Provided entries

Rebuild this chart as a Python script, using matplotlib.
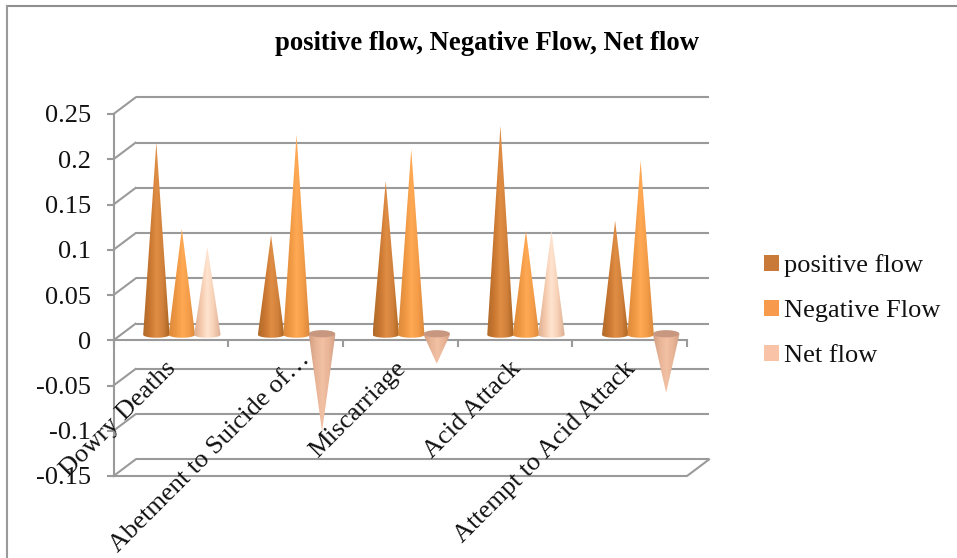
import numpy as np
import matplotlib
matplotlib.use('Agg')
import matplotlib.pyplot as plt
from matplotlib.colors import LinearSegmentedColormap
from matplotlib.lines import Line2D
from matplotlib.patches import Polygon, Patch

plt.rcParams['font.family'] = ['Liberation Serif', 'DejaVu Serif']

categories = ['Dowry Deaths', 'Abetment to Suicide of…', 'Miscarriage', 'Acid Attack', 'Attempt to Acid Attack']
positive_flow = [0.2125, 0.11, 0.17, 0.231, 0.126]
negative_flow = [0.117, 0.221, 0.205, 0.115, 0.1925]
net_flow = [0.097, -0.107, -0.032, 0.115, -0.064]
series_names = ['positive flow', 'Negative Flow', 'Net flow']
y_ticks = [-0.15, -0.1, -0.05, 0, 0.05, 0.1, 0.15, 0.2, 0.25]
y_labels = ['-0.15', '-0.1', '-0.05', '0', '0.05', '0.1', '0.15', '0.2', '0.25']

W, H = 957, 558
GRAY = '#9a9a9a'
FS = 19

# 114.7 px per category, 904 px per unit of value
DX = 22 / 114.7   # wall depth
DY = 16.5 / 904
BASE_Y = 5.5 / 904
CONE_HW = 13.2 / 114.7
ELL_H = 3 / 904
STEP = 25.5 / 114.7

fig = plt.figure(figsize=(W / 100, H / 100), dpi=100)
ax = fig.add_axes([113.5 / W, 1 - 476 / H, (687 - 113.5) / W, (476 - 114) / H])
ax.set_facecolor('none')
ax.set_xlim(0, 5)
ax.set_ylim(-0.15, 0.25)

# outer frame of the picture
fig.add_artist(Line2D([7.5 / W, 1], [1 - 5.5 / H, 1 - 5.5 / H], color='#8f8f8f', lw=1.5))
fig.add_artist(Line2D([7.5 / W, 7.5 / W], [1 - 5.5 / H, 0], color='#9a9a9a', lw=1.5))

# walls
for v in y_ticks:
    ax.plot([DX, 5 + DX], [v + DY, v + DY], color=GRAY, lw=1.5, clip_on=False, zorder=1, solid_capstyle='butt')
    ax.plot([0, DX], [v, v + DY], color=GRAY, lw=1.5, clip_on=False, zorder=1)
ax.plot([0, 5, 5 + DX], [-0.15, -0.15, -0.15 + DY], color=GRAY, lw=1.5, clip_on=False, zorder=1)

for s in ['top', 'right']:
    ax.spines[s].set_visible(False)
ax.spines['bottom'].set_position(('data', 0))
for s in ['left', 'bottom']:
    ax.spines[s].set_color(GRAY)
    ax.spines[s].set_linewidth(1.5)
    ax.spines[s].set_zorder(2)

ax.set_xticks(range(6))
ax.set_xticklabels([])
ax.tick_params(axis='x', color=GRAY, width=1.5, length=5, direction='out')
ax.set_yticks(y_ticks)
ax.set_yticklabels(y_labels, fontsize=FS, color='#111111')
ax.tick_params(axis='y', color=GRAY, width=1.5, length=5, pad=11)

# shading left edge -> centre -> right edge
cmaps = [
    LinearSegmentedColormap.from_list('pos', ['#b06a2a', '#c87630', '#e08e45', '#d0803a', '#a8621f']),
    LinearSegmentedColormap.from_list('neg', ['#dc8a3a', '#ee9642', '#ffaa55', '#f49c48', '#d8873a']),
    LinearSegmentedColormap.from_list('net', ['#dcae92', '#f4c8aa', '#ffe4d0', '#f6cfb4', '#dcae92']),
]
cmap_net_down = LinearSegmentedColormap.from_list('netd', ['#d4a084', '#e8b496', '#f2c0a4', '#e8b496', '#d4a084'])
grad = np.linspace(0, 1, 64).reshape(1, -1)
t = np.linspace(0, np.pi, 30)


def draw_cone(xc, value, cmap, order):
    # value sets the tip height, base sits at mid depth of the floor
    base = BASE_Y
    tip = base + value
    x_ell = xc + CONE_HW * np.cos(t)
    if value >= 0:
        y_ell = base - ELL_H * np.sin(t)
        extent = [xc - CONE_HW, xc + CONE_HW, base - ELL_H, tip]
    else:
        y_ell = base + ELL_H * np.sin(t)
        extent = [xc - CONE_HW, xc + CONE_HW, tip, base + ELL_H]
    pts = np.column_stack([np.r_[x_ell, xc], np.r_[y_ell, tip]])
    im = ax.imshow(grad, cmap=cmap, extent=extent, aspect='auto', zorder=order, interpolation='bilinear')
    poly = Polygon(pts, closed=True, transform=ax.transData, facecolor='none', edgecolor='none')
    ax.add_patch(poly)
    im.set_clip_path(poly)
    if value < 0:
        # open top of the downward cone
        full = np.linspace(0, 2 * np.pi, 60)
        ax.fill(xc + CONE_HW * np.cos(full), base + 1.0 / 904 + ELL_H * 1.2 * np.sin(full), color='#c7987f',
                zorder=order + 0.1, lw=0)


for i in range(len(categories)):
    xc = i + 0.5 + DX / 2
    for j, vals in enumerate([positive_flow, negative_flow, net_flow]):
        cm = cmaps[j]
        if j == 2 and vals[i] < 0:
            cm = cmap_net_down
        draw_cone(xc + (j - 1) * STEP, vals[i], cm, 3 + j * 0.2)

ax.set_xlim(0, 5)
ax.set_ylim(-0.15, 0.25)

# category labels run up to just below the zero line
for i, label in enumerate(categories):
    shift = (21, -16) if label.endswith('…') else (2, -25)
    ax.annotate(label, xy=(i + 0.5, 0), xytext=(shift[0] * 0.72, shift[1] * 0.72), textcoords='offset points',
                rotation=45, rotation_mode='anchor', ha='right', va='center', fontsize=FS,
                color='#111111', zorder=2.5, annotation_clip=False)

fig.text(487 / W, 1 - 43 / H, 'positive flow, Negative Flow, Net flow', ha='center', va='center',
         fontsize=19.2, fontweight='bold', color='black')

handles = [Patch(facecolor=c, edgecolor='none') for c in ['#c97a38', '#f79a4c', '#f9c3a8']]
fig.legend(handles, series_names, loc='upper left', bbox_to_anchor=(764 / W, 1 - 254 / H), frameon=False,
           fontsize=FS, handlelength=0.55, handleheight=0.55, handletextpad=0.2, labelspacing=0.87,
           labelcolor='#111111', borderpad=0, borderaxespad=0)

fig.savefig('out.png', dpi=100)
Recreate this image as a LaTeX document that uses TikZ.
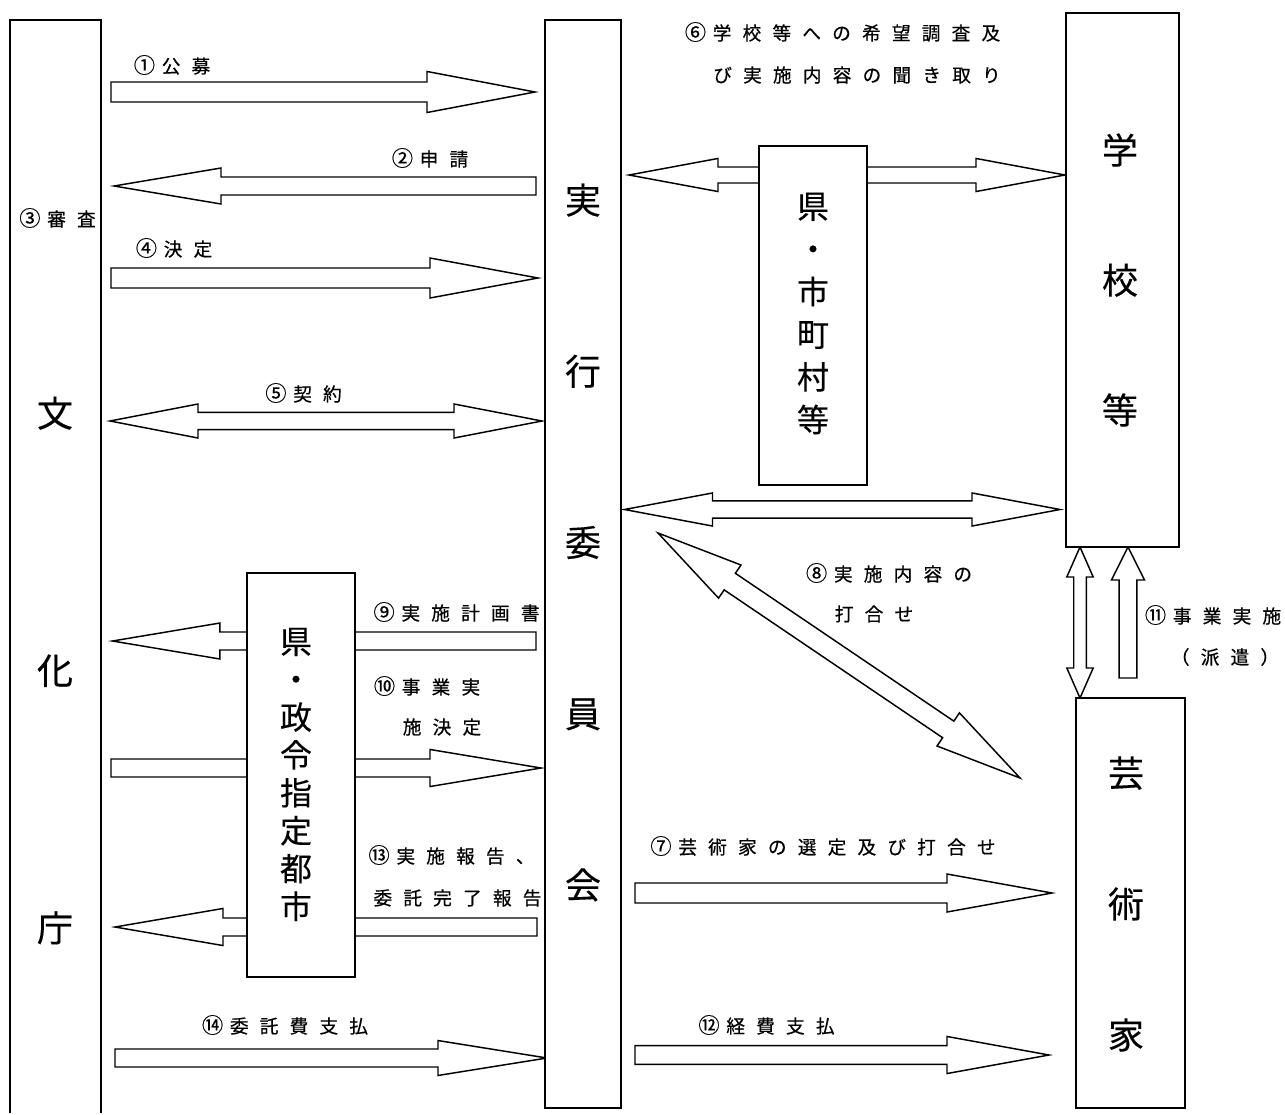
\documentclass[tikz,border=0pt]{standalone}
\usepackage{fontspec}
\usetikzlibrary{calc}
\newfontfamily\jp[FakeBold=0.3]{Noto Sans CJK JP}
\newfontfamily\jplbl[LetterSpace=60,FakeBold=0.5]{Noto Sans CJK JP}
\newcommand\cn[1]{{\fontsize{16}{18}\selectfont #1}\hspace{5pt}}
\pgfdeclarelayer{bg}
\pgfdeclarelayer{paper}
\pgfsetlayers{paper,bg,main}
\tikzset{
  blk/.style={draw=black, fill=white, line width=1.1pt, line join=miter},
  box/.style={draw=black, fill=white, line width=1.2pt, inner sep=0pt},
  bigtxt/.style={font=\jp\fontsize{27}{#1}\selectfont, align=center, inner sep=0pt},
  midtxt/.style={font=\jp\fontsize{24}{#1}\selectfont, align=center, inner sep=0pt},
  lbl/.style={font=\jplbl\fontsize{14}{18}\selectfont, inner sep=0pt}
}
% single block arrow: tail, tip, body half, head half, head length
\newcommand\SArrow[5]{%
  \coordinate (hbx) at ($(#2)!#5!(#1)$);
  \draw[blk] ($(#1)!#3!90:(#2)$) -- ($(hbx)!#3!90:(#2)$) -- ($(hbx)!#4!90:(#2)$) -- (#2)
    -- ($(hbx)!#4!-90:(#2)$) -- ($(hbx)!#3!-90:(#2)$) -- ($(#1)!#3!-90:(#2)$) -- cycle;
}
% double block arrow: end A, end B, body half, head half, head length
\newcommand\DArrow[5]{%
  \coordinate (hba) at ($(#1)!#5!(#2)$);
  \coordinate (hbb) at ($(#2)!#5!(#1)$);
  \draw[blk] (#1) -- ($(hba)!#4!90:(#2)$) -- ($(hba)!#3!90:(#2)$) -- ($(hbb)!#3!90:(#2)$)
    -- ($(hbb)!#4!90:(#2)$) -- (#2) -- ($(hbb)!#4!-90:(#2)$) -- ($(hbb)!#3!-90:(#2)$)
    -- ($(hba)!#3!-90:(#2)$) -- ($(hba)!#4!-90:(#2)$) -- cycle;
}
\begin{document}
\begin{tikzpicture}[x=0.75pt, y=-0.75pt]
\begin{pgfonlayer}{paper}
\useasboundingbox[fill=white] (0,0) rectangle (1285,1113);
\end{pgfonlayer}

% ---- boxes ----
\node[inner sep=0pt, minimum width={90*0.75pt}, minimum height={1093*0.75pt}] (bunka) at (55.5,566.5) {};
\draw[line width=1.2pt] (bunka.south west) -- (bunka.north west) -- (bunka.north east) -- (bunka.south east);
\node[box, minimum width={76*0.75pt}, minimum height={1088*0.75pt}] (jikko) at (583,564) {};
\node[box, minimum width={108*0.75pt}, minimum height={339*0.75pt}] (kenshi) at (813,315.5) {};
\node[box, minimum width={113*0.75pt}, minimum height={534*0.75pt}] (gakko) at (1122.5,280) {};
\node[box, minimum width={109*0.75pt}, minimum height={410*0.75pt}] (geijutsu) at (1130.5,903) {};
\node[box, minimum width={108*0.75pt}, minimum height={404*0.75pt}] (kensei) at (301,775) {};

% ---- box texts ----
\node[bigtxt=193pt] (tbunka) at (55,670.5) {文\\化\\庁};
\node[bigtxt=128.4pt] (tjikko) at (583,542.5) {実\\行\\委\\員\\会};
\node[midtxt=32pt] (tkenshi) at (813,313.5) {県\\・\\市\\町\\村\\等};
\node[bigtxt=97.5pt] (tgakko) at (1120,280) {学\\校\\等};
\node[bigtxt=98.25pt] (tgei) at (1126,904) {芸\\術\\家};
\node[midtxt=28.4pt] (tkensei) at (296,774.5) {県\\・\\政\\令\\指\\定\\都\\市};

% ---- arrow end points ----
\coordinate (a1s) at (111,92);    \coordinate (a1e) at (535,92);
\coordinate (a2s) at (536,186);   \coordinate (a2e) at (114,186);
\coordinate (a4s) at (111,278);   \coordinate (a4e) at (538,278);
\coordinate (a5s) at (110,421);   \coordinate (a5e) at (542,421);
\coordinate (a6s) at (629,175);   \coordinate (a6e) at (1065,175);
\coordinate (ags) at (624.5,509.5); \coordinate (age) at (1060,509.5);
\coordinate (a8s) at (658,533);   \coordinate (a8e) at (1020,778);
\coordinate (a9s) at (536,641);   \coordinate (a9e) at (112.5,641);
\coordinate (a10s) at (111,768);  \coordinate (a10e) at (541,768);
\coordinate (a13s) at (537,927);  \coordinate (a13e) at (115,927);
\coordinate (a7s) at (635,893);   \coordinate (a7e) at (1052,893);
\coordinate (a14s) at (115,1058); \coordinate (a14e) at (547,1058);
\coordinate (a12s) at (635,1055); \coordinate (a12e) at (1049,1055);
\coordinate (vds) at (1080,547);  \coordinate (vde) at (1080,698);
\coordinate (vss) at (1128,678);  \coordinate (vse) at (1128,547);

\begin{pgfonlayer}{bg}
\SArrow{a1s}{a1e}{7.5pt}{15.4pt}{81pt}
\SArrow{a2s}{a2e}{6.75pt}{13.5pt}{80.25pt}
\SArrow{a4s}{a4e}{7.5pt}{15pt}{81pt}
\DArrow{a5s}{a5e}{6.4pt}{12.75pt}{66pt}
\DArrow{a6s}{a6e}{6pt}{12.4pt}{66.75pt}
\DArrow{ags}{age}{6.4pt}{12.4pt}{66pt}
\DArrow{a8s}{a8e}{7.5pt}{15pt}{65pt}
\SArrow{a9s}{a9e}{6.75pt}{13.5pt}{80.6pt}
\SArrow{a10s}{a10e}{6.75pt}{13.9pt}{83.25pt}
\SArrow{a13s}{a13e}{6.75pt}{13.9pt}{81pt}
\SArrow{a7s}{a7e}{7.5pt}{14.25pt}{78.75pt}
\SArrow{a14s}{a14e}{6.75pt}{13.1pt}{81.75pt}
\SArrow{a12s}{a12e}{7.1pt}{13.9pt}{76.5pt}
\DArrow{vds}{vde}{4.7pt}{9.9pt}{22.5pt}
\SArrow{vss}{vse}{6.6pt}{12.4pt}{24.75pt}
\end{pgfonlayer}

% ---- labels ----
\node[lbl] (l1) at (172,65) {\cn{①}公募};
\node[lbl] (l2) at (430,158) {\cn{②}申請};
\node[lbl] (l3) at (57.5,218) {\cn{③}審査};
\node[lbl] (l4) at (174,248) {\cn{④}決定};
\node[lbl] (l5) at (303.5,393) {\cn{⑤}契約};
\node[lbl] (l6a) at (842.5,32) {\cn{⑥}学校等への希望調査及};
\node[lbl] (l6b) at (857,75) {び実施内容の聞き取り};
\node[lbl] (l8a) at (889,573) {\cn{⑧}実施内容の};
\node[lbl] (l8b) at (874,614) {打合せ};
\node[lbl] (l9) at (456.5,612) {\cn{⑨}実施計画書};
\node[lbl] (l10a) at (427,686) {\cn{⑩}事業実};
\node[lbl] (l10b) at (442,727) {施決定};
\node[lbl] (l13a) at (451.5,855) {\cn{⑬}実施報告、};
\node[lbl] (l13b) at (457.5,898) {委託完了報告};
\node[lbl] (l7) at (823,846) {\cn{⑦}芸術家の選定及び打合せ};
\node[lbl] (l11a) at (1213,615) {\cn{⑪}事業実施};
\node[lbl] (l11b) at (1225,657) {（派遣）};
\node[lbl] (l14) at (285,1025) {\cn{⑭}委託費支払};
\node[lbl] (l12) at (766.5,1025) {\cn{⑫}経費支払};
\end{tikzpicture}
\end{document}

Objective
Return the lines of the records that include the string "matplotlib".

Result for this task
Rebuild this chart as a Python script, using matplotlib.
import matplotlib
matplotlib.use('Agg')
import matplotlib.pyplot as plt
from matplotlib.colors import LinearSegmentedColormap
from matplotlib.lines import Line2D
from matplotlib.patches import Polygon, Patch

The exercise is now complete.